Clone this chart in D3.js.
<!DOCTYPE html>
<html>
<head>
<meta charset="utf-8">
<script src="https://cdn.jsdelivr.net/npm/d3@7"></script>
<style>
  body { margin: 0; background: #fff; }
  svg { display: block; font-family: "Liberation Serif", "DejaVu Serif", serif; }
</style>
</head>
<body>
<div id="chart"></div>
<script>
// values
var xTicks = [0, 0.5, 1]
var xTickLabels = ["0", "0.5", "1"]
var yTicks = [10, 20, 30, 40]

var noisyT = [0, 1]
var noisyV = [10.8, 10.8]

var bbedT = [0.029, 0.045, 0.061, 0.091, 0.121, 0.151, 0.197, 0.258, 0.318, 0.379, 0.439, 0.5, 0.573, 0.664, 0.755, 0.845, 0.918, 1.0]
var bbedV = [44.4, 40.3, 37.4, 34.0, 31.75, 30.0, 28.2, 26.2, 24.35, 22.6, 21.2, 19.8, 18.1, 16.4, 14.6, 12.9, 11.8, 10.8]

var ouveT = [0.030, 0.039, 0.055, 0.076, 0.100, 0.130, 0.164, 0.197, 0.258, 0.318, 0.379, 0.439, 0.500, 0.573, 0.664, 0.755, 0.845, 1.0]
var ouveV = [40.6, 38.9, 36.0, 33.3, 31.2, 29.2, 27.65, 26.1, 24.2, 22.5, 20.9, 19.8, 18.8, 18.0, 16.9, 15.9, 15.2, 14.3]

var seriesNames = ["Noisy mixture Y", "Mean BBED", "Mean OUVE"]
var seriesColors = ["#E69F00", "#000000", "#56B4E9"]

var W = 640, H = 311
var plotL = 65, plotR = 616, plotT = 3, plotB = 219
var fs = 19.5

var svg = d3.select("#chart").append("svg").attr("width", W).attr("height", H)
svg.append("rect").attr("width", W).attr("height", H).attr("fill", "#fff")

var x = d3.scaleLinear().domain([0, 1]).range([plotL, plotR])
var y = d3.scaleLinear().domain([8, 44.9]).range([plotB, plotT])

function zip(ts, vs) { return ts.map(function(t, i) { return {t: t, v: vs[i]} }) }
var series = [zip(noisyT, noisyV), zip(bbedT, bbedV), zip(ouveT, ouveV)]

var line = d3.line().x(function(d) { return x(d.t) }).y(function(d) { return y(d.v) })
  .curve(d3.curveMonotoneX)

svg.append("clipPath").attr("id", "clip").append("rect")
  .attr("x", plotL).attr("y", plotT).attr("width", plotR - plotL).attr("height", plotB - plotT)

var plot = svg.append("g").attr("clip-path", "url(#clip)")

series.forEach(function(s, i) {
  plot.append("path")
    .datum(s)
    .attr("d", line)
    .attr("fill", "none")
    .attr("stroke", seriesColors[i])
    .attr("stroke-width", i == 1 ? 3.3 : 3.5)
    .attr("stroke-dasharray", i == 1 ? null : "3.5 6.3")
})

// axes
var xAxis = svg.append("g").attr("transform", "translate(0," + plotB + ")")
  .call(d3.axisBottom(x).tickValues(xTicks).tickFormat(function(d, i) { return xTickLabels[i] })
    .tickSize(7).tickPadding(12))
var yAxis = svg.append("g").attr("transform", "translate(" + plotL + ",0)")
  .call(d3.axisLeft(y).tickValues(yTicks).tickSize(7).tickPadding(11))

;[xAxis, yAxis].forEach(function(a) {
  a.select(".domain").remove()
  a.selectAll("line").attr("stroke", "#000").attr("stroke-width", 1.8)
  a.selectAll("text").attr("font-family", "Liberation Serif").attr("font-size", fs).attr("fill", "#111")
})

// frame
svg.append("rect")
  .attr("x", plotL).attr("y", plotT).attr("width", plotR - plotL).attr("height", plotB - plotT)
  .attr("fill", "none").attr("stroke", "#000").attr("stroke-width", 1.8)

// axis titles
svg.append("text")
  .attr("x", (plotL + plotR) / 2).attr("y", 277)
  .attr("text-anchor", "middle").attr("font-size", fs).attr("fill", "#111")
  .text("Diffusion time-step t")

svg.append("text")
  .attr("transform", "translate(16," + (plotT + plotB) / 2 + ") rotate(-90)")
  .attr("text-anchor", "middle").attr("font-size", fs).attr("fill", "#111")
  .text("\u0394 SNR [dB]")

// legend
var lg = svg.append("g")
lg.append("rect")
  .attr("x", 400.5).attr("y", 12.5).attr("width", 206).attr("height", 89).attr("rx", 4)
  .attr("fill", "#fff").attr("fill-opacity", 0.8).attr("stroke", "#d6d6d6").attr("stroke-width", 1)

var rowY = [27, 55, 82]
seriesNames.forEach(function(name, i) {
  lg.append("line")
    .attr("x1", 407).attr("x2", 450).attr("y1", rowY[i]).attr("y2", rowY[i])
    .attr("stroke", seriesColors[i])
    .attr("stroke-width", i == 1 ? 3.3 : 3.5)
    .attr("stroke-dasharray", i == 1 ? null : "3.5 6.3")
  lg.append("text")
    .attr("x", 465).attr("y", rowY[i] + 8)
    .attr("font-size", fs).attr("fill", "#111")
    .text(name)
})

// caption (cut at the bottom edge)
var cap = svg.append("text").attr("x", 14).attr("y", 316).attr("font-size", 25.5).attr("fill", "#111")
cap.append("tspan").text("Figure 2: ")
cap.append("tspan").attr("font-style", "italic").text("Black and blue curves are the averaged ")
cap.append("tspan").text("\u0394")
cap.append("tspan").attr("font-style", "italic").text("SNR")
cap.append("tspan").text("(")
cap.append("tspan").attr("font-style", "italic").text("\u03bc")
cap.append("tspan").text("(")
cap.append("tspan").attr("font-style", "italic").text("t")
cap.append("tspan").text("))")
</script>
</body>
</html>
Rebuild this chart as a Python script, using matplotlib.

━━━━

▸ GIVEN TASK:
Write out word for word only the lines from the start of the entries down to the line with "12.9, 11.8, 10.8]", please, including both ends.

▸ WRITTEN SOLUTION:
Clone this chart in D3.js.
<!DOCTYPE html>
<html>
<head>
<meta charset="utf-8">
<script src="https://cdn.jsdelivr.net/npm/d3@7"></script>
<style>
  body { margin: 0; background: #fff; }
  svg { display: block; font-family: "Liberation Serif", "DejaVu Serif", serif; }
</style>
</head>
<body>
<div id="chart"></div>
<script>
// values
var xTicks = [0, 0.5, 1]
var xTickLabels = ["0", "0.5", "1"]
var yTicks = [10, 20, 30, 40]

var noisyT = [0, 1]
var noisyV = [10.8, 10.8]

var bbedT = [0.029, 0.045, 0.061, 0.091, 0.121, 0.151, 0.197, 0.258, 0.318, 0.379, 0.439, 0.5, 0.573, 0.664, 0.755, 0.845, 0.918, 1.0]
var bbedV = [44.4, 40.3, 37.4, 34.0, 31.75, 30.0, 28.2, 26.2, 24.35, 22.6, 21.2, 19.8, 18.1, 16.4, 14.6, 12.9, 11.8, 10.8]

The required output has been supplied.